Marta Brown: What will it take for the smaller teams that met the requirements to become part of USAR and are all federal, state and local guidelines being standardized in SAR?
Gil Jamieson: Marta, that question is out of my lane.
Mark Eggeman: You state that certifications should be addressed by state and local jurisdictions that would have the responsibility for maintaining the database of resources. Does that also apply to the SAR credentialing process? Wilderness SAR not US&R.
Gil Jamieson: The fundamental point that needs to be made is that we have not worked out the details of how credentialing should be established and maintained. My point to Anne was that there are a number of State and local organizations that are already involved in this and we certainly do not want to reinvent the wheel but ideas that you have in terms of how we can put this together to leverage existing processes and systems are most welcome.

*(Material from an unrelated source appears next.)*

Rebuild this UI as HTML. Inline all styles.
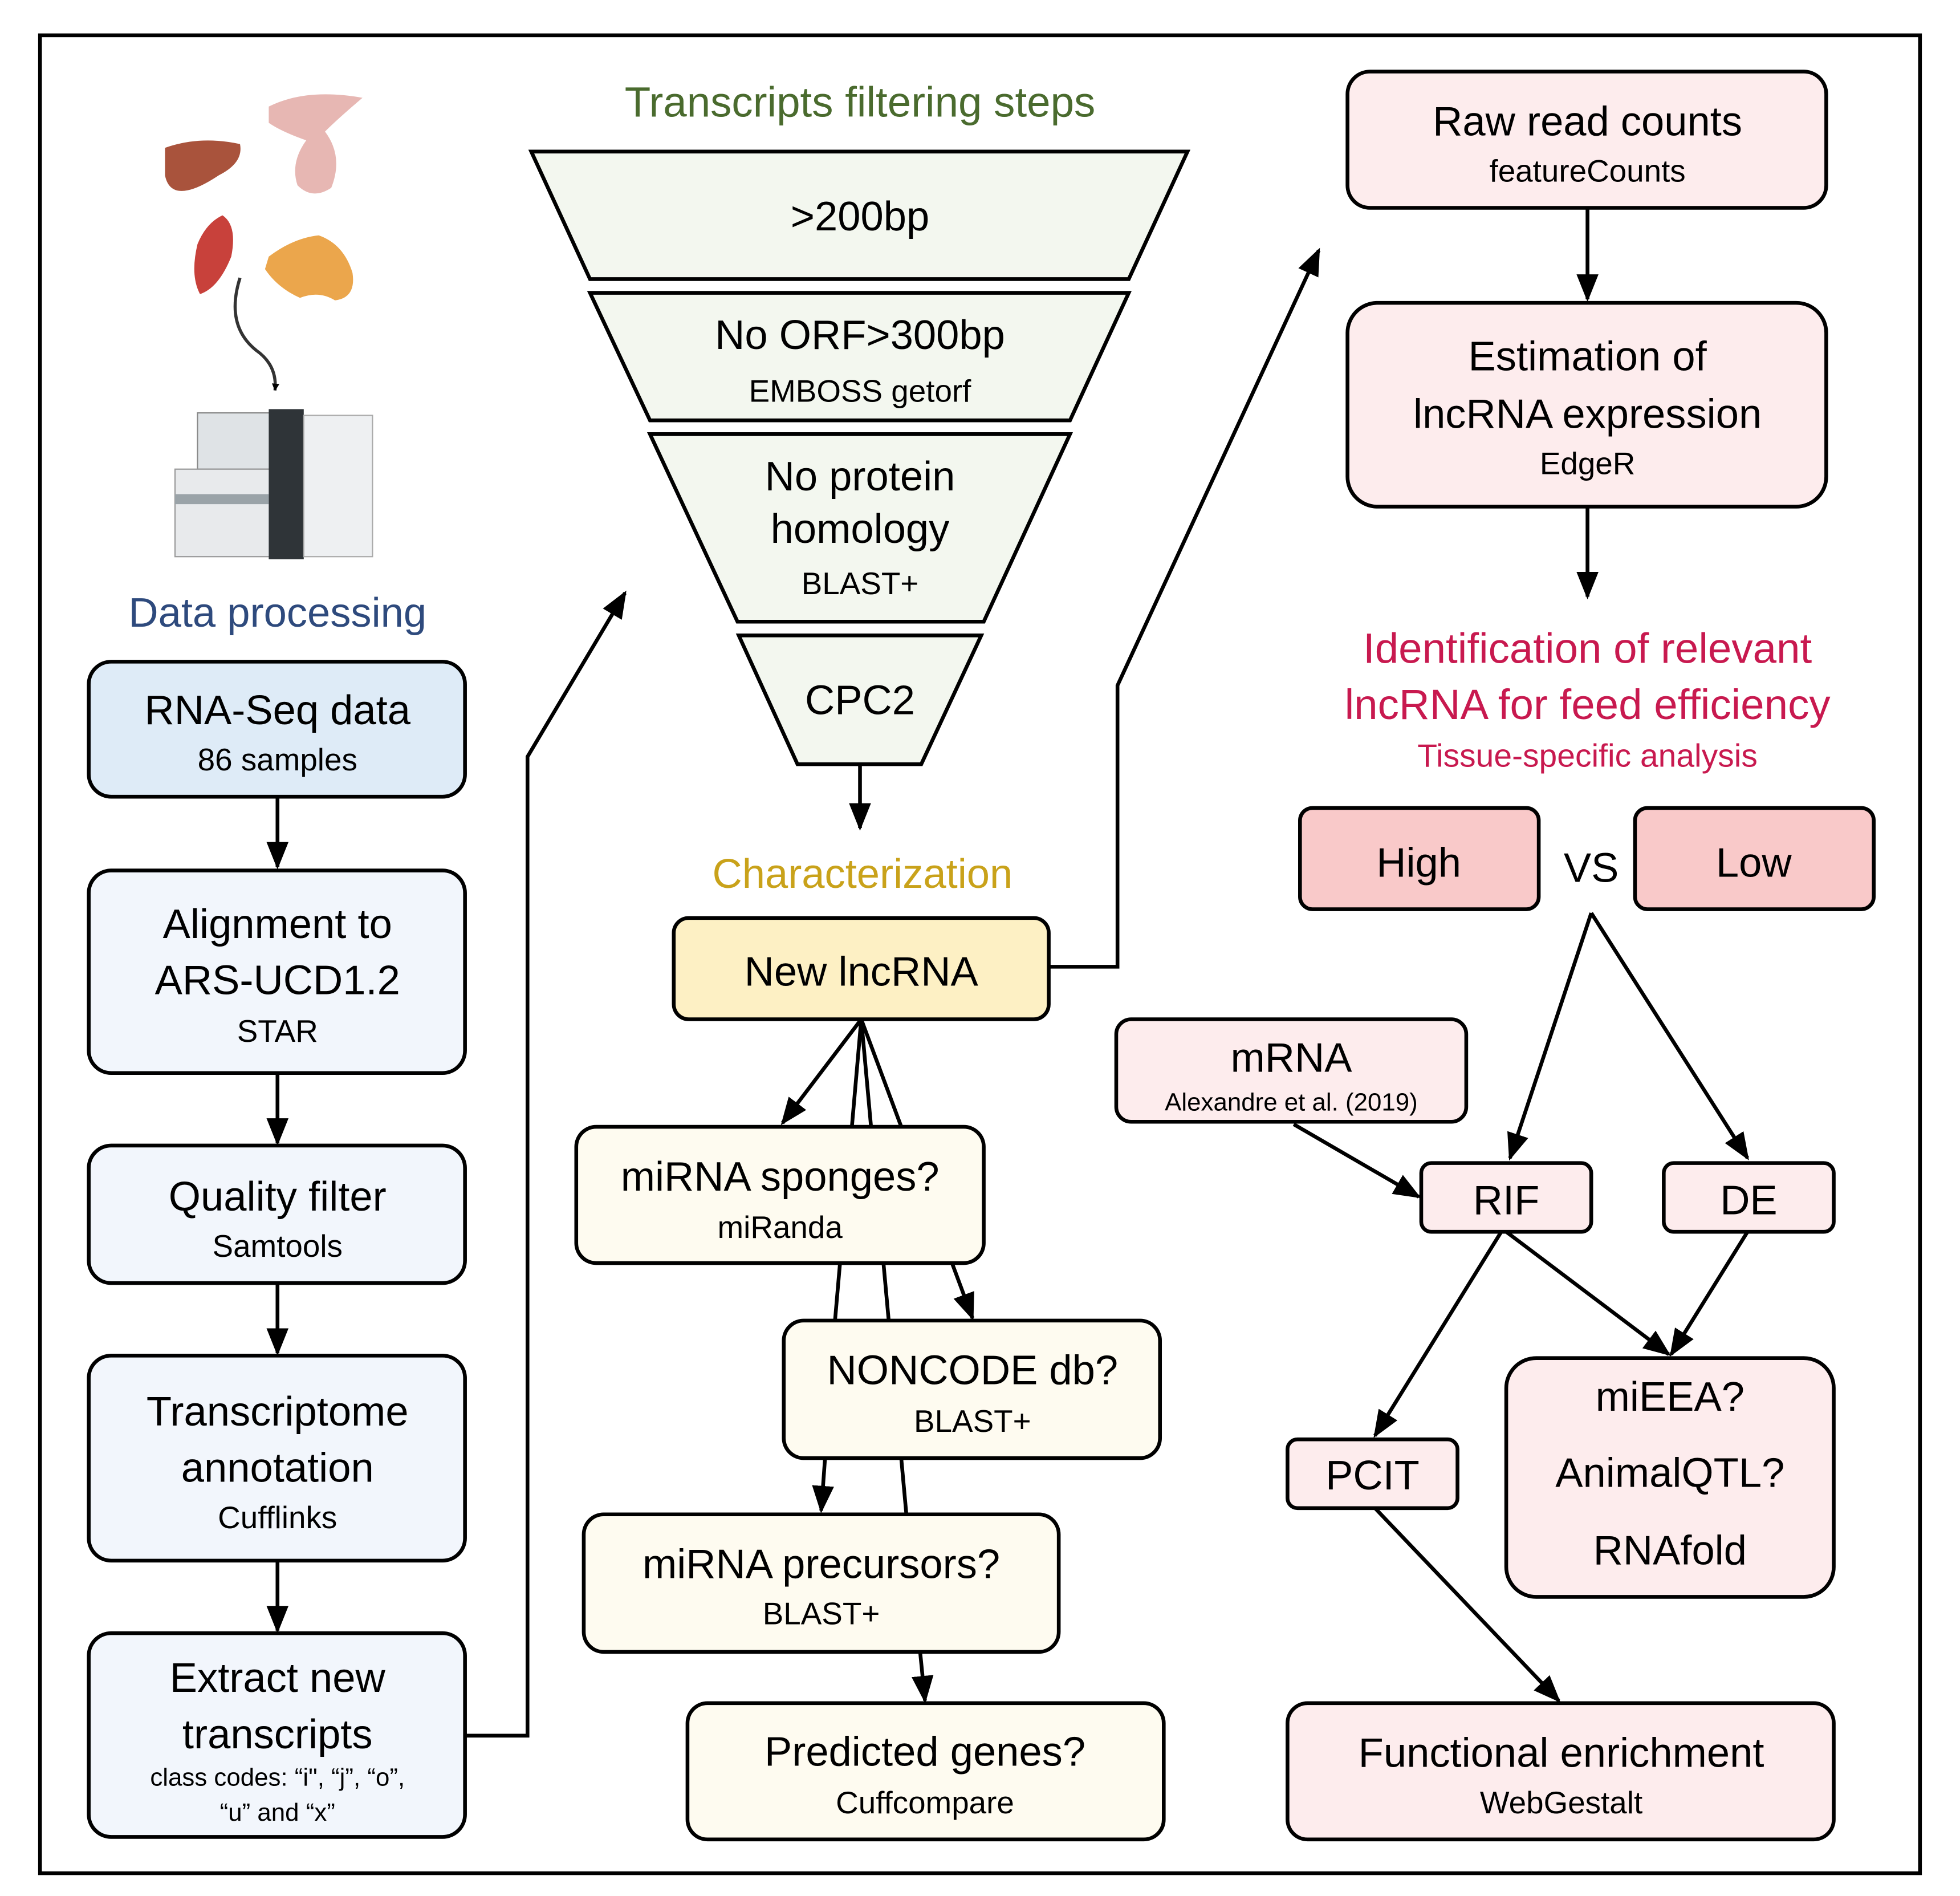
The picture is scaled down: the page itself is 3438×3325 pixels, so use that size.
<!DOCTYPE html>
<html><head><meta charset="utf-8"><style>
html,body{margin:0;padding:0;background:#fff;}
svg{display:block;}
text{font-family:"Liberation Sans",sans-serif;text-anchor:middle;}
</style></head><body>
<svg width="3438" height="3325" viewBox="0 0 1568 1516" xmlns="http://www.w3.org/2000/svg">
<defs>
<marker id="a" viewBox="0 0 10 10" refX="9" refY="5" markerWidth="6" markerHeight="6" orient="auto-start-reverse" markerUnits="userSpaceOnUse"><path d="M0,0 L10,5 L0,10 z" fill="#000"/></marker>
<marker id="b" viewBox="0 0 10 10" refX="9" refY="5" markerWidth="22" markerHeight="22" orient="auto" markerUnits="userSpaceOnUse"><path d="M0,1 L10,5 L0,9 z" fill="#000"/></marker>
</defs>
<rect width="1568" height="1516" fill="#fff"/>
<rect x="32" y="28" width="1504" height="1470" fill="none" stroke="#000" stroke-width="3"/>

<path d="M132,118 Q160,108 192,115 Q195,130 175,140 Q160,150 150,152 Q135,155 132,140 z" fill="#a9533c"/>
<path d="M215,85 Q245,70 290,78 Q270,95 260,105 Q275,125 265,150 Q250,160 238,148 Q232,130 245,112 Q225,105 215,98 z" fill="#e7b7b3"/>
<path d="M178,172 Q190,180 185,205 Q175,230 160,235 Q152,220 158,195 Q165,178 178,172 z" fill="#c8413b"/>
<path d="M215,205 Q235,190 255,188 Q275,195 282,218 Q285,238 268,240 Q255,232 240,238 Q222,230 212,215 z" fill="#eba64c"/>
<path d="M192,222 Q180,260 205,280 Q222,292 220,312" fill="none" stroke="#333" stroke-width="2.5" marker-end="url(#a)"/>
<rect x="158" y="330" width="60" height="45" fill="#dfe3e6" stroke="#888"/>
<rect x="140" y="375" width="90" height="70" fill="#e8eaec" stroke="#999"/>
<rect x="215" y="327" width="28" height="120" fill="#2f3438"/>
<rect x="243" y="332" width="55" height="113" fill="#eef0f2" stroke="#aaa"/>
<rect x="140" y="395" width="75" height="8" fill="#9aa3a8"/>

<text x="222" y="501" font-size="33" fill="#2e4a7d">Data processing</text>
<text x="688" y="93" font-size="34" fill="#4a6b2e">Transcripts filtering steps</text>

<g stroke="#000" stroke-width="3">
<rect x="71" y="529" width="301" height="108" rx="18" fill="#deebf7"/>
<rect x="71" y="696" width="301" height="162" rx="18" fill="#f2f6fc"/>
<rect x="71" y="916" width="301" height="110" rx="18" fill="#f2f6fc"/>
<rect x="71" y="1084" width="301" height="164" rx="18" fill="#f2f6fc"/>
<rect x="71" y="1306" width="301" height="163" rx="18" fill="#f2f6fc"/>
<polygon points="425,121 950,121 903,223 472,223" fill="#f3f7ef"/>
<polygon points="472,234 903,234 856,336 520,336" fill="#f3f7ef"/>
<polygon points="520,347 856,347 787,497 590,497" fill="#f3f7ef"/>
<polygon points="591,508 785,508 737,611 638,611" fill="#f3f7ef"/>
</g>

<g stroke="#000" stroke-width="3" fill="none">
<line x1="222" y1="637" x2="222" y2="693" marker-end="url(#b)"/>
<line x1="222" y1="858" x2="222" y2="914" marker-end="url(#b)"/>
<line x1="222" y1="1026" x2="222" y2="1082" marker-end="url(#b)"/>
<line x1="222" y1="1248" x2="222" y2="1304" marker-end="url(#b)"/>
<polyline points="372,1388 422,1388 422,605 500,474" marker-end="url(#b)"/>
<line x1="688" y1="611" x2="688" y2="662" marker-end="url(#b)"/>
<polyline points="839,773 894,773 894,548 1055,200" marker-end="url(#b)"/>
<line x1="689" y1="815" x2="626" y2="898" marker-end="url(#b)"/>
<polyline points="689,815 668,1056 657,1208" marker-end="url(#b)"/>
<polyline points="689,815 725,1210 740,1360" marker-end="url(#b)"/>
<line x1="689" y1="815" x2="778" y2="1054" marker-end="url(#b)"/>
<line x1="1270" y1="166" x2="1270" y2="239" marker-end="url(#b)"/>
<line x1="1270" y1="405" x2="1270" y2="477" marker-end="url(#b)"/>
<line x1="1273" y1="730" x2="1208" y2="926" marker-end="url(#b)"/>
<line x1="1273" y1="730" x2="1398" y2="926" marker-end="url(#b)"/>
<line x1="1035" y1="899" x2="1135" y2="957" marker-end="url(#b)"/>
<line x1="1201" y1="985" x2="1100" y2="1148" marker-end="url(#b)"/>
<line x1="1205" y1="985" x2="1335" y2="1083" marker-end="url(#b)"/>
<line x1="1398" y1="985" x2="1337" y2="1083" marker-end="url(#b)"/>
<line x1="1100" y1="1206" x2="1247" y2="1360" marker-end="url(#b)"/>
</g>

<g stroke="#000" stroke-width="3">
<rect x="539" y="734" width="300" height="81" rx="12" fill="#fdf0c4"/>
<rect x="461" y="901" width="326" height="109" rx="16" fill="#fefbf0"/>
<rect x="627" y="1056" width="301" height="110" rx="16" fill="#fefbf0"/>
<rect x="467" y="1211" width="380" height="110" rx="16" fill="#fefbf0"/>
<rect x="550" y="1362" width="381" height="109" rx="16" fill="#fefbf0"/>
<rect x="1078" y="57" width="383" height="109" rx="18" fill="#fdeced"/>
<rect x="1078" y="242" width="383" height="163" rx="24" fill="#fdeced"/>
<rect x="1040" y="646" width="191" height="81" rx="10" fill="#f9c9c9"/>
<rect x="1308" y="646" width="191" height="81" rx="10" fill="#f9c9c9"/>
<rect x="893" y="815" width="280" height="82" rx="12" fill="#fdeced"/>
<rect x="1137" y="930" width="136" height="55" rx="8" fill="#fdeced"/>
<rect x="1331" y="930" width="136" height="55" rx="8" fill="#fdeced"/>
<rect x="1030" y="1151" width="136" height="55" rx="8" fill="#fdeced"/>
<rect x="1205" y="1086" width="262" height="191" rx="24" fill="#fdeced"/>
<rect x="1030" y="1362" width="437" height="109" rx="16" fill="#fdeced"/>
</g>

<g font-size="33" fill="#000">
<text x="222" y="579">RNA-Seq data</text>
<text x="222" y="750">Alignment to</text>
<text x="222" y="795">ARS-UCD1.2</text>
<text x="222" y="968">Quality filter</text>
<text x="222" y="1140">Transcriptome</text>
<text x="222" y="1185">annotation</text>
<text x="222" y="1353">Extract new</text>
<text x="222" y="1398">transcripts</text>
<text x="688" y="184">&gt;200bp</text>
<text x="688" y="279">No ORF&gt;300bp</text>
<text x="688" y="392">No protein</text>
<text x="688" y="434">homology</text>
<text x="688" y="571">CPC2</text>
<text x="689" y="788">New lncRNA</text>
<text x="624" y="952">miRNA sponges?</text>
<text x="778" y="1107">NONCODE db?</text>
<text x="657" y="1262">miRNA precursors?</text>
<text x="740" y="1412">Predicted genes?</text>
<text x="1270" y="108">Raw read counts</text>
<text x="1270" y="296">Estimation of</text>
<text x="1270" y="342">lncRNA expression</text>
<text x="1135" y="701">High</text>
<text x="1273" y="705">VS</text>
<text x="1403" y="701">Low</text>
<text x="1033" y="857">mRNA</text>
<text x="1205" y="971">RIF</text>
<text x="1399" y="971">DE</text>
<text x="1098" y="1191">PCIT</text>
<text x="1336" y="1128">miEEA?</text>
<text x="1336" y="1189">AnimalQTL?</text>
<text x="1336" y="1251">RNAfold</text>
<text x="1249" y="1413">Functional enrichment</text>
</g>
<g font-size="25" fill="#000">
<text x="222" y="616">86 samples</text>
<text x="222" y="833">STAR</text>
<text x="222" y="1005">Samtools</text>
<text x="222" y="1222">Cufflinks</text>
<text x="688" y="321">EMBOSS getorf</text>
<text x="688" y="475">BLAST+</text>
<text x="624" y="990">miRanda</text>
<text x="778" y="1145">BLAST+</text>
<text x="657" y="1299">BLAST+</text>
<text x="740" y="1450">Cuffcompare</text>
<text x="1270" y="145">featureCounts</text>
<text x="1270" y="379">EdgeR</text>
<text x="1249" y="1450">WebGestalt</text>
</g>
<text x="222" y="1428" font-size="20">class codes: “i", “j”, “o”,</text>
<text x="222" y="1456" font-size="20">“u” and “x”</text>
<text x="1033" y="888" font-size="20">Alexandre et al. (2019)</text>
<text x="690" y="710" font-size="33" fill="#c9a21a">Characterization</text>
<text x="1270" y="530" font-size="34" fill="#c8194f">Identification of relevant</text>
<text x="1270" y="575" font-size="34" fill="#c8194f">lncRNA for feed efficiency</text>
<text x="1270" y="613" font-size="26" fill="#c8194f">Tissue-specific analysis</text>
</svg>
</body></html>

Amy Sebring: That's all we have time for today. Thank you very much Gil for taking time to be with us and staying over. We hope you enjoyed the experience.
Gil Jamieson: Thank you.
Amy Sebring: I would also like to thank Tanya Bathiche for her assistance with putting together our program.
The transcript will be posted late tonight and you will be able to access it from our home page or the background page. We have a great archive of transcripts which you can access by topic from the home page.
Thanks to everyone for participating today. We stand adjourned but before you go, please help me show our appreciation to Gil for a fine job.